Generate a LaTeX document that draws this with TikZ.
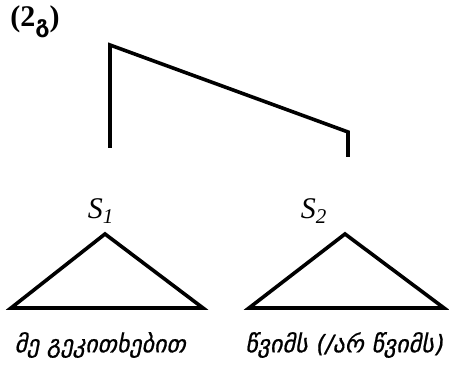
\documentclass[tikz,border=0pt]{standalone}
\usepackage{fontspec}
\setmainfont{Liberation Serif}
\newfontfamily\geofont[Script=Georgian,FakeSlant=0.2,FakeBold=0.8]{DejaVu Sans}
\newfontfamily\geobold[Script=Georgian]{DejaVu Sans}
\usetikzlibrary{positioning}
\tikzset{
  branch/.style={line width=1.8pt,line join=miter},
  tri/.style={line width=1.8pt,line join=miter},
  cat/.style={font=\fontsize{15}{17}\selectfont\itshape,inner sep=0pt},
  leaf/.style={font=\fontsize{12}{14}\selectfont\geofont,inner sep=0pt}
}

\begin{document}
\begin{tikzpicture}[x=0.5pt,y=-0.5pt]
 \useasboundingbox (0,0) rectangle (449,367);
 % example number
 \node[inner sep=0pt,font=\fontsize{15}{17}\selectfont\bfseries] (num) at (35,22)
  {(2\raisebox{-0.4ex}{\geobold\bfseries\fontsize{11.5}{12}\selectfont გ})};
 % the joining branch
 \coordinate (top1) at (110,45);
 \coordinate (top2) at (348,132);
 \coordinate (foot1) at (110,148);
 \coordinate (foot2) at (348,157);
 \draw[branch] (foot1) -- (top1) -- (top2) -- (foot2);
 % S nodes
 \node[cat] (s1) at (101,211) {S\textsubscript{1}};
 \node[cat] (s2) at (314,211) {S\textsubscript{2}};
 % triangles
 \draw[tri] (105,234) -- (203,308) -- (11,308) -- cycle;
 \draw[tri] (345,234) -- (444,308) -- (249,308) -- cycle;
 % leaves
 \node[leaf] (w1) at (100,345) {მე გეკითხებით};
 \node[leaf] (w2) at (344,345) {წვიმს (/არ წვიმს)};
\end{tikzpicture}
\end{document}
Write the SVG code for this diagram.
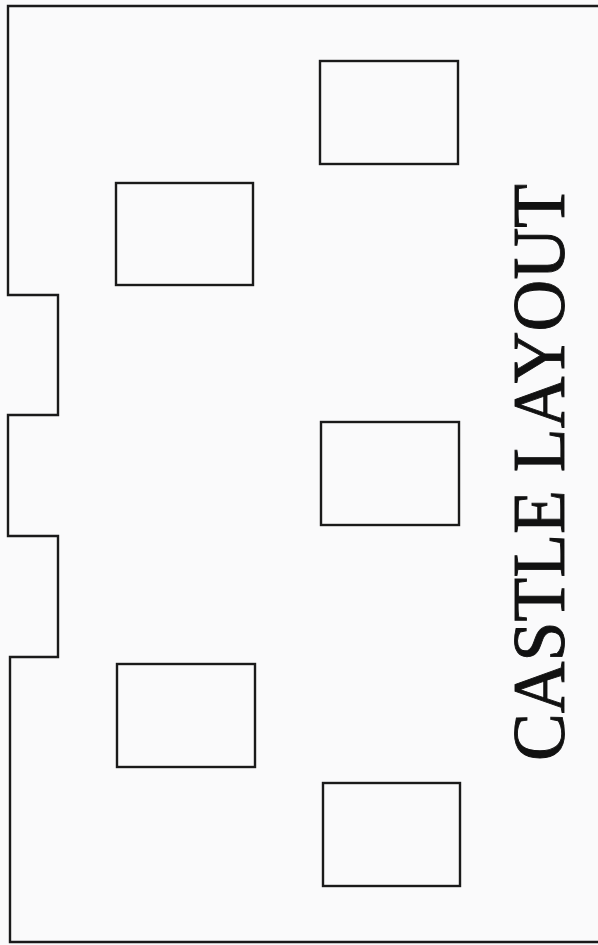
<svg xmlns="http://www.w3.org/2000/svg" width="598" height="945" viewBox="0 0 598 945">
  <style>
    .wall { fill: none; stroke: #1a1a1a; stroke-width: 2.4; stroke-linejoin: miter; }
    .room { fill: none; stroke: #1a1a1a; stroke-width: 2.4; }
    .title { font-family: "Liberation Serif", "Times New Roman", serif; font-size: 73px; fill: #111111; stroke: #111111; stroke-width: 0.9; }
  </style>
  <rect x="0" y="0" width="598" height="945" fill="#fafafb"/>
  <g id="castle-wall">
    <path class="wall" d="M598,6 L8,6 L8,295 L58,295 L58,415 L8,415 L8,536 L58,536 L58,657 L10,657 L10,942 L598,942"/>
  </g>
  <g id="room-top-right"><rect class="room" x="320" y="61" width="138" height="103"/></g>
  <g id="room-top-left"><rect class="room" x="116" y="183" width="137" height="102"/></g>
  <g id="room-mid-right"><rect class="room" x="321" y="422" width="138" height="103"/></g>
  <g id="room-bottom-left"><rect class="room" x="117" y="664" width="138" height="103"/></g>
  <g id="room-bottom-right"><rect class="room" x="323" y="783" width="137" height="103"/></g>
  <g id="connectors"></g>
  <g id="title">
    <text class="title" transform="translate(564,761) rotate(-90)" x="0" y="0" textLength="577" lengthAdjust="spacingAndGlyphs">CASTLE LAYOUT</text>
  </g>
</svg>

------

(Stated goal): Of the lines above, how many hold the string "this"? Answer with only the number.

(Reply): 2